Le voile a été présenté comme le marqueur de l’authenticité développée par les nouveaux dirigeants.

En regard de cet état des lieux particulièrement négatif – antiaméricanisme profond, renforcement de la dictature, paralysie des efforts de relance de l’accord sur le nucléaire, stratégie des prises d’otages, répression implacable de la révolte des femmes… –, il est difficile de trouver le signe annonciateur d’un revirement en forme de détente. Mais puisque l’antiaméricanisme est la forme d’antioccidentalisme qui continue de prévaloir à Téhéran, cela laisse peut-être une timide opportunité à l’Europe pour amener les dirigeants iraniens, pris entre la pression des sanctions économiques et celle des aspirations de leur population au progrès, à évoluer. Les Européens ont pour eux d’avoir le plus œuvré à la conclusion de l’accord sur le nucléaire de 2015, approuvé par Barack Obama, dénoncé par Donald Trump et en phase de revitalisation depuis l’élection de Joe Biden. Si les ayatollahs concédaient la nécessité d’un dialogue, les Européens sauraient-ils le faire fructifier au bénéfice de la population iranienne?
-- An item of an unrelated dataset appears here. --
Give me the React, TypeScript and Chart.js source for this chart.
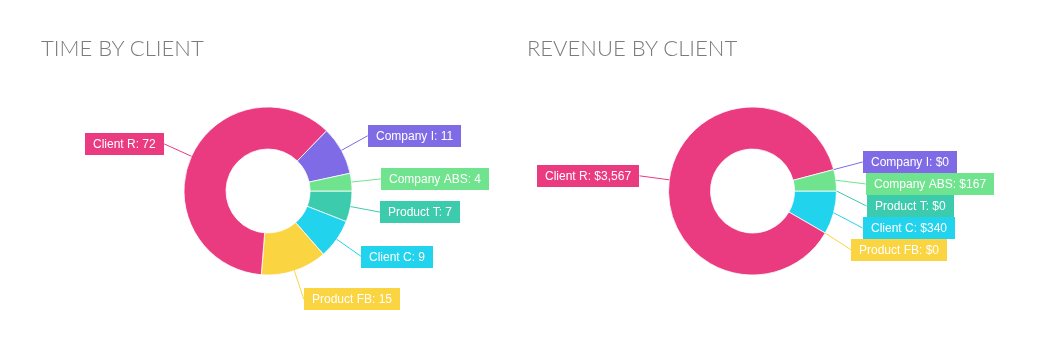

«La main de la vengeance sortira de la manche…»

Le 3 janvier 2020, les Etats-Unis, sous la présidence de Donald Trump, bombardaient un convoi de véhicules à proximité de l’aéroport de Bagdad, en Irak. La personnalité visée et tuée à cette occasion était le général iranien Qassem Soleimani, chef de la force al-Qods, chargée des opérations extérieures, et des Gardiens de la révolution, le bras armé du régime iranien.

Deux ans plus tard, à l’occasion de la commémoration à Téhéran de la mort de Soleimani, Ebrahim Raïssi, devenu président de la République d’Iran, rappelait que la vengeance est un plat qui se mange froid. «Tant mieux si un procès équitable contre M. Trump, M. [l’ancien secrétaire d’Etat Mike] Pompeo et d’autres criminels est lancé afin de juger leur crime horrible. Sinon, je dis à tous les hommes d’Etat américains, ne doutez pas que la main de la vengeance sortira de la manche de la communauté musulmane.»